Más si es un asalariado. Cuando la crisis neoliberal golpeó América latina a principios del siglo (como consecuencia lógica del endeudamiento forzado en los años 70, el que luego derivó en las recetas del FMI y del Consenso de Washington en los 90), muchos de aquellos que teníamos la heladera blanca por fuera y por dentro emigramos a Europa o a Estados Unidos como forma de sobrevivir y luego, en algunos casos, por razones profesionales. Algunos se impusieron cambios ideológicos para no sentir la incomodidad de la falsa contradicción: si vives en un país capitalista debes ser capitalista. Si vives en un país socialista debes ser… bueno, hay diferentes opiniones.
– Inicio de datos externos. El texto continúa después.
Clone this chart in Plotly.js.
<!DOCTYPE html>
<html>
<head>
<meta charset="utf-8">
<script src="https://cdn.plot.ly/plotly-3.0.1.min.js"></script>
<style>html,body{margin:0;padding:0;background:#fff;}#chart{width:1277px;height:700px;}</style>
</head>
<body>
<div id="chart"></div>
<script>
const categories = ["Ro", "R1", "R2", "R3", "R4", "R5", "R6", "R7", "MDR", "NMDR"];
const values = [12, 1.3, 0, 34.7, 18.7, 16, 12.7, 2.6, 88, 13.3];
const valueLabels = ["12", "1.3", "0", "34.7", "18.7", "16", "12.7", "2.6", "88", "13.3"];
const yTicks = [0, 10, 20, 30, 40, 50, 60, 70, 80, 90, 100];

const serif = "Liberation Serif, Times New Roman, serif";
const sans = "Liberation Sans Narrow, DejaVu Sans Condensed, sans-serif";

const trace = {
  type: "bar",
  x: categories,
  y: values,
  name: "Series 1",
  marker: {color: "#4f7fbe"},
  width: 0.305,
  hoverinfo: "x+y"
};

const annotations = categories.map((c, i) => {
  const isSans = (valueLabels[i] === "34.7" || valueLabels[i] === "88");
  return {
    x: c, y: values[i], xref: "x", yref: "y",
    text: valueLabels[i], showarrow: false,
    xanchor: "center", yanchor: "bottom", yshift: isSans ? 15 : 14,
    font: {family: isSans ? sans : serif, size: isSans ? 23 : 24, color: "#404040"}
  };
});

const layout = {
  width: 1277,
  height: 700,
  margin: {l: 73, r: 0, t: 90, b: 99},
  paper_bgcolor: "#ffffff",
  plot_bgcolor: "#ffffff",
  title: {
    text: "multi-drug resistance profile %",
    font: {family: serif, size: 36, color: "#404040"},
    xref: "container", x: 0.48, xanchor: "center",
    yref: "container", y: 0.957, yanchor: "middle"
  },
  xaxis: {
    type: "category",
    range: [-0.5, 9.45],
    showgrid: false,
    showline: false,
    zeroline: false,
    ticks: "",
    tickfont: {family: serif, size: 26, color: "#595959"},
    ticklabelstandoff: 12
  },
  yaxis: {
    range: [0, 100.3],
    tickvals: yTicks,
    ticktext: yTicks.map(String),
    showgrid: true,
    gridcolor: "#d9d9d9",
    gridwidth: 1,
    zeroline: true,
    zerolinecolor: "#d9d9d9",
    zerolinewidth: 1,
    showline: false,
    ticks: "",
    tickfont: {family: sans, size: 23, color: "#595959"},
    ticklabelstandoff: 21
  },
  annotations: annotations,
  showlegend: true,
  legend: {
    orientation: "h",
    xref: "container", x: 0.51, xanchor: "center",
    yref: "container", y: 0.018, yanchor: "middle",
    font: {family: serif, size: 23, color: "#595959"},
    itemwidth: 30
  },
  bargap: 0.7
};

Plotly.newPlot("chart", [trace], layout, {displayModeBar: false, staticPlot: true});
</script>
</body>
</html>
Actualmente, la consecuencia lógica de las crecientes desigualdades sociales del neoliberalismo y la pérdida de poder extractivo de las potencias imperiales (eufemísticamente llamadas desarrolladas) sobre sus colonias primero, sobre sus dictaduras amigas después y, finalmente, sobre las endeudadas democracias en vías de desarrollo, ha dado paso a un fascismo más visceral. Esta ola nacionalista (no confundir el nacionalismo imperialista con el nacionalismo anticolonialista) nació en “los países desarrollados” y luego, como todo, fue copiado en sus excolonias con complejo de inferioridad.
La ventaja del fascismo no es sólo su simplicidad intelectual, ilustrada con su simbología tribal de banderas, escudos, gritos y clichés, sino también su patriotismo visceral y militarista. El odio a todo tipo de otro en nombre del amor al país en el que nacieron o el amor súbito, a primera vista, del país que adoptaron.
El patriotismo no es el amor a un país sino el reflejo del amor propio en símbolos ajenos. El amor y el odio a un país son dos ficciones imposibles, pero muy útiles. A veces funciona para revindicar derechos de pueblos oprimidos. A veces, para todo lo contrario. Por lo general, es una de las pasiones colectivas más fáciles de manipular por los más de arriba, aquellos que les importa un carajo la patria, la bandera y la vida de quienes juran morir por ella.